As to the use of bonds and the proper use and management of bond proceeds, several other parties are involved that provide checks and balances. For example, bonds cannot be sold unless appropriately authorized by FMPA’s Board of Directors for these projects. Bond and Tax Counsel, as well as FMPA’s General Counsel all must opine to certain issues about the bond issuance. FMPA’s Financial Advisor, currently Dunlap and Associates, which is also Vero Beach’s financial advisor, also must opine that the pricing of the bonds is fair and appropriate. An independent bond trustee, who represents bondholders, is also active in the supervision of the bond proceeds until the bonds are paid off. Most of the money from the bond issue goes to the Trustee, and only upon presentation to the Trustee of required documentation will funds be released to pay for the cost of capital expenditures consistent with the Board of Director’s authorization. Municipal bond issuers, including FMPA, file and update disclosure documents with the Municipal Securities Rulemaking Board’s EMMA service. FMPA has never missed a bond payment and has always complied with all debt covenants and requirements.

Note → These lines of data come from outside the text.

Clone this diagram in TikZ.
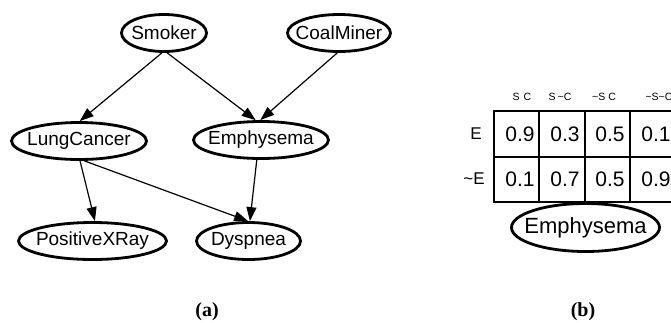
\documentclass[tikz,border=0pt]{standalone}
\usepackage{fontspec}
\setmainfont{Liberation Sans}
\newfontfamily\capfont{Liberation Serif}
\usetikzlibrary{shapes.geometric,arrows.meta}

\tikzset{
  bnode/.style={ellipse, draw, line width=2.8pt, minimum height=37pt, inner sep=0pt,
    label={[font=\fontsize{19}{21}\selectfont]center:#1}},
  edge/.style={line width=1.2pt, -{Triangle[length=14pt,width=10pt]}},
  cell/.style={font=\fontsize{21}{23}\selectfont, inner sep=0pt},
  rowlab/.style={font=\fontsize{17}{19}\selectfont, inner sep=0pt},
  collab/.style={font=\fontsize{10.5}{12}\selectfont, inner sep=0pt},
  caption/.style={font=\capfont\bfseries\fontsize{20}{22}\selectfont, inner sep=0pt}
}

\begin{document}
\begin{tikzpicture}[x=1pt, y=-1pt]
\useasboundingbox (0,0) rectangle (671,322);
\clip (0,0) rectangle (671,322);

% (a) the Bayesian network
\node[bnode=Smoker, minimum width=85pt] (smoker) at (164,33) {};
\node[bnode=CoalMiner, minimum width=103pt] (coal) at (339,33) {};
\node[bnode=LungCancer, minimum width=135pt] (lung) at (79,141) {};
\node[bnode=Emphysema, minimum width=135pt] (emph) at (261,140) {};
\node[bnode=PositiveXRay, minimum width=148pt] (xray) at (92.5,241) {};
\node[bnode=Dyspnea, minimum width=104pt] (dysp) at (248.5,241) {};

\draw[edge] (smoker.264) -- (lung.88);
\draw[edge] (smoker.279) -- (emph.105);
\draw[edge] (coal.265) -- (emph.92);
\draw[edge] (lung.273) -- (xray.83);
\draw[edge] (lung.285) -- (dysp.91);
\draw[edge] (emph.258) -- (dysp.86);

\node[caption] (capa) at (207,312) {(a)};

% (b) conditional probability table of Emphysema
\draw[line width=1.4pt] (676,111) -- (494,111) -- (494,202) -- (676,202);
\draw[line width=1.4pt] (494,157) -- (676,157);
\foreach \cx in {539,585,630}
  \draw[line width=1.4pt] (\cx,111) -- (\cx,202);

\node[collab] (h1) at (522,97) {S\hspace{4pt}C};
\node[collab] (h2) at (560,97) {S\hspace{2pt}\textasciitilde C};
\node[collab] (h3) at (604,97) {\textasciitilde S\hspace{3pt}C};
\node[collab] (h4) at (659,97) {\textasciitilde S\textasciitilde C};

\node[rowlab] (rE) at (476,134) {E};
\node[rowlab] (rnE) at (474,179) {\textasciitilde E};

\node[cell] (c11) at (520,134) {0.9};
\node[cell] (c12) at (565,134) {0.3};
\node[cell] (c13) at (610,134) {0.5};
\node[cell] (c14) at (656,134) {0.1};
\node[cell] (c21) at (520,179) {0.1};
\node[cell] (c22) at (565,179) {0.7};
\node[cell] (c23) at (610,179) {0.5};
\node[cell] (c24) at (656,179) {0.9};

\node[ellipse, draw, line width=2.8pt, inner sep=0pt, minimum width=148pt, minimum height=48pt,
  label={[font=\fontsize{22}{24}\selectfont]center:Emphysema}] (emphb) at (585.5,227.5) {};

\node[caption] (capb) at (583,312) {(b)};
\end{tikzpicture}
\end{document}
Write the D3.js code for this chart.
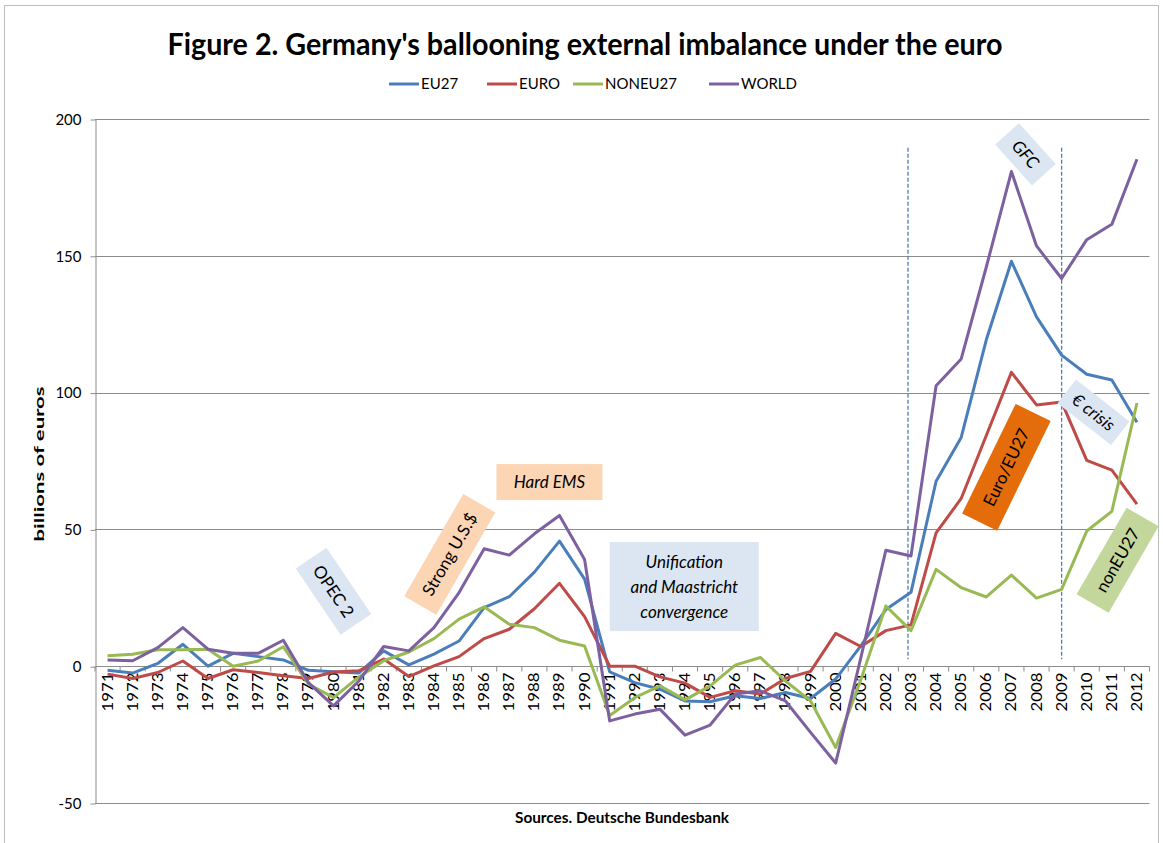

The Internal Revenue Service also provides oversight through its random audit function of selected bond offerings.
Last but not least, many of the bondholders, themselves, are sophisticated investors (e.g., mutual funds, insurance companies, banks, trust departments, etc.) that periodically evaluate their bond purchases and monitor the security of their investment.

Nice, thorough job Mark. I like the questions and, surprisingly, the answers as well.